Repeat the material below word for word and leave out all pictures.

--- Data ---
--- begin ---

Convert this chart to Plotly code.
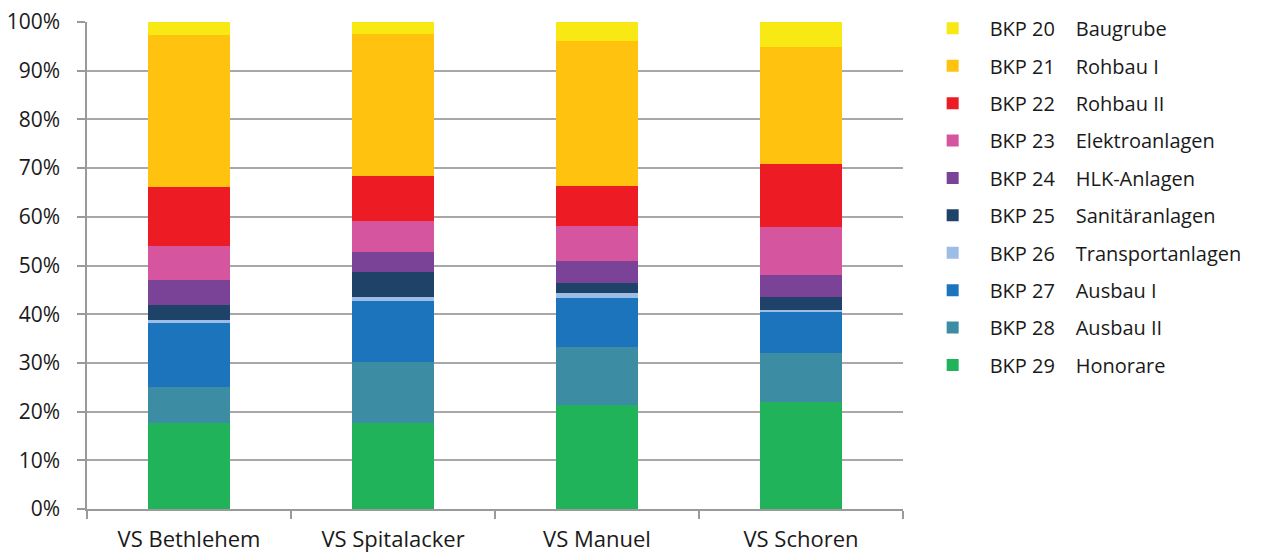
import plotly.graph_objects as go

# Schulhäuser (Kategorien auf der x-Achse)
schulen = ["VS Bethlehem", "VS Spitalacker", "VS Manuel", "VS Schoren"]

# BKP-Positionen, von unten nach oben gestapelt
bkp_codes = ["BKP 29", "BKP 28", "BKP 27", "BKP 26", "BKP 25",
             "BKP 24", "BKP 23", "BKP 22", "BKP 21", "BKP 20"]
bkp_namen = ["Honorare", "Ausbau II", "Ausbau I", "Transportanlagen", "Sanitäranlagen",
             "HLK-Anlagen", "Elektroanlagen", "Rohbau II", "Rohbau I", "Baugrube"]

# Anteile in % je Schule (Reihenfolge wie schulen)
honorare         = [17.6, 17.6, 21.4, 21.9]
ausbau_ii        = [7.5, 12.5, 11.95, 10.2]
ausbau_i         = [13.1, 12.7, 10.05, 8.3]
transportanlagen = [0.6, 0.8, 1.05, 0.5]
sanitaeranlagen  = [3.0, 5.0, 1.95, 2.6]
hlk_anlagen      = [5.25, 4.1, 4.55, 4.45]
elektroanlagen   = [7.05, 6.5, 7.15, 9.95]
rohbau_ii        = [12.0, 9.2, 8.3, 12.9]
rohbau_i         = [31.2, 29.2, 29.8, 24.1]
baugrube         = [2.7, 2.4, 3.8, 5.1]

anteile = [honorare, ausbau_ii, ausbau_i, transportanlagen, sanitaeranlagen,
           hlk_anlagen, elektroanlagen, rohbau_ii, rohbau_i, baugrube]

farben = ["#21B35A", "#3C8DA3", "#1C75BC", "#9CBDE6", "#1F4269",
          "#7B4397", "#D5569E", "#ED1C24", "#FFC20E", "#F8E814"]

y_ticks = [0, 10, 20, 30, 40, 50, 60, 70, 80, 90, 100]

FONT = "'Open Sans', 'Noto Sans', sans-serif"
TEXT = "#1a1a1a"
NBSP = "\u00a0"

fig = go.Figure()
n = len(bkp_codes)
for i, (code, name, werte, farbe) in enumerate(zip(bkp_codes, bkp_namen, anteile, farben)):
    fig.add_trace(go.Bar(
        x=schulen,
        y=werte,
        name=code + NBSP * 4 + name,
        legendgroup=code,
        legendrank=n - i,  # oberstes Segment zuerst in der Legende
        marker=dict(color=farbe, line=dict(width=0)),
        hovertemplate="%{x}<br>" + code + " " + name + ": %{y:.1f}%<extra></extra>",
    ))

fig.update_layout(
    barmode="stack",
    bargap=0.6,
    width=1263,
    height=552,
    margin=dict(l=87, r=360, t=22, b=43),
    paper_bgcolor="white",
    plot_bgcolor="white",
    font=dict(family=FONT, size=20, color=TEXT),
    legend=dict(
        traceorder="grouped",
        xref="container",
        yref="container",
        x=0.725,
        xanchor="left",
        y=0.984,
        yanchor="top",
        itemwidth=64,
        maxheight=540,
        font=dict(family=FONT, size=20, color=TEXT),
        tracegroupgap=8.4,
        itemclick=False,
        itemdoubleclick=False,
    ),
    xaxis=dict(
        type="category",
        tickson="boundaries",
        ticks="outside",
        ticklen=8,
        tickcolor="#9a9a9a",
        tickwidth=1.5,
        showline=True,
        linecolor="#9a9a9a",
        linewidth=1.5,
        showgrid=False,
        automargin=False,
        ticklabelstandoff=10,
        tickfont=dict(family=FONT, size=22, color=TEXT),
    ),
    yaxis=dict(
        range=[0, 100],
        tickvals=y_ticks,
        ticktext=[f"{v}%" for v in y_ticks],
        ticks="outside",
        ticklen=8,
        tickcolor="#9a9a9a",
        tickwidth=1.5,
        showline=True,
        linecolor="#9a9a9a",
        linewidth=1.5,
        showgrid=True,
        gridcolor="#a8a8a8",
        gridwidth=1.5,
        zeroline=False,
        automargin=False,
        ticklabelstandoff=13,
        tickfont=dict(family=FONT, size=21, color=TEXT),
    ),
)

fig.write_html("out.html")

--- end ---

--- Correct answer ---
Convert this chart to Plotly code.
import plotly.graph_objects as go

# Schulhäuser (Kategorien auf der x-Achse)
schulen = ["VS Bethlehem", "VS Spitalacker", "VS Manuel", "VS Schoren"]

# BKP-Positionen, von unten nach oben gestapelt
bkp_codes = ["BKP 29", "BKP 28", "BKP 27", "BKP 26", "BKP 25",
             "BKP 24", "BKP 23", "BKP 22", "BKP 21", "BKP 20"]
bkp_namen = ["Honorare", "Ausbau II", "Ausbau I", "Transportanlagen", "Sanitäranlagen",
             "HLK-Anlagen", "Elektroanlagen", "Rohbau II", "Rohbau I", "Baugrube"]

# Anteile in % je Schule (Reihenfolge wie schulen)
honorare         = [17.6, 17.6, 21.4, 21.9]
ausbau_ii        = [7.5, 12.5, 11.95, 10.2]
ausbau_i         = [13.1, 12.7, 10.05, 8.3]
transportanlagen = [0.6, 0.8, 1.05, 0.5]
sanitaeranlagen  = [3.0, 5.0, 1.95, 2.6]
hlk_anlagen      = [5.25, 4.1, 4.55, 4.45]
elektroanlagen   = [7.05, 6.5, 7.15, 9.95]
rohbau_ii        = [12.0, 9.2, 8.3, 12.9]
rohbau_i         = [31.2, 29.2, 29.8, 24.1]
baugrube         = [2.7, 2.4, 3.8, 5.1]

anteile = [honorare, ausbau_ii, ausbau_i, transportanlagen, sanitaeranlagen,
           hlk_anlagen, elektroanlagen, rohbau_ii, rohbau_i, baugrube]

farben = ["#21B35A", "#3C8DA3", "#1C75BC", "#9CBDE6", "#1F4269",
          "#7B4397", "#D5569E", "#ED1C24", "#FFC20E", "#F8E814"]

y_ticks = [0, 10, 20, 30, 40, 50, 60, 70, 80, 90, 100]

FONT = "'Open Sans', 'Noto Sans', sans-serif"
TEXT = "#1a1a1a"
NBSP = "\u00a0"

fig = go.Figure()
n = len(bkp_codes)
for i, (code, name, werte, farbe) in enumerate(zip(bkp_codes, bkp_namen, anteile, farben)):
    fig.add_trace(go.Bar(
        x=schulen,
        y=werte,
        name=code + NBSP * 4 + name,
        legendgroup=code,
        legendrank=n - i,  # oberstes Segment zuerst in der Legende
        marker=dict(color=farbe, line=dict(width=0)),
        hovertemplate="%{x}<br>" + code + " " + name + ": %{y:.1f}%<extra></extra>",
    ))

fig.update_layout(
    barmode="stack",
    bargap=0.6,
    width=1263,
    height=552,
    margin=dict(l=87, r=360, t=22, b=43),
    paper_bgcolor="white",
    plot_bgcolor="white",
    font=dict(family=FONT, size=20, color=TEXT),
    legend=dict(
        traceorder="grouped",
        xref="container",
        yref="container",
        x=0.725,
        xanchor="left",
        y=0.984,
        yanchor="top",
        itemwidth=64,
        maxheight=540,
        font=dict(family=FONT, size=20, color=TEXT),
        tracegroupgap=8.4,
        itemclick=False,
        itemdoubleclick=False,
    ),
    xaxis=dict(
        type="category",
        tickson="boundaries",
        ticks="outside",
        ticklen=8,
        tickcolor="#9a9a9a",
        tickwidth=1.5,
        showline=True,
        linecolor="#9a9a9a",
        linewidth=1.5,
        showgrid=False,
        automargin=False,
        ticklabelstandoff=10,
        tickfont=dict(family=FONT, size=22, color=TEXT),
    ),
    yaxis=dict(
        range=[0, 100],
        tickvals=y_ticks,
        ticktext=[f"{v}%" for v in y_ticks],
        ticks="outside",
        ticklen=8,
        tickcolor="#9a9a9a",
        tickwidth=1.5,
        showline=True,
        linecolor="#9a9a9a",
        linewidth=1.5,
        showgrid=True,
        gridcolor="#a8a8a8",
        gridwidth=1.5,
        zeroline=False,
        automargin=False,
        ticklabelstandoff=13,
        tickfont=dict(family=FONT, size=21, color=TEXT),
    ),
)

fig.write_html("out.html")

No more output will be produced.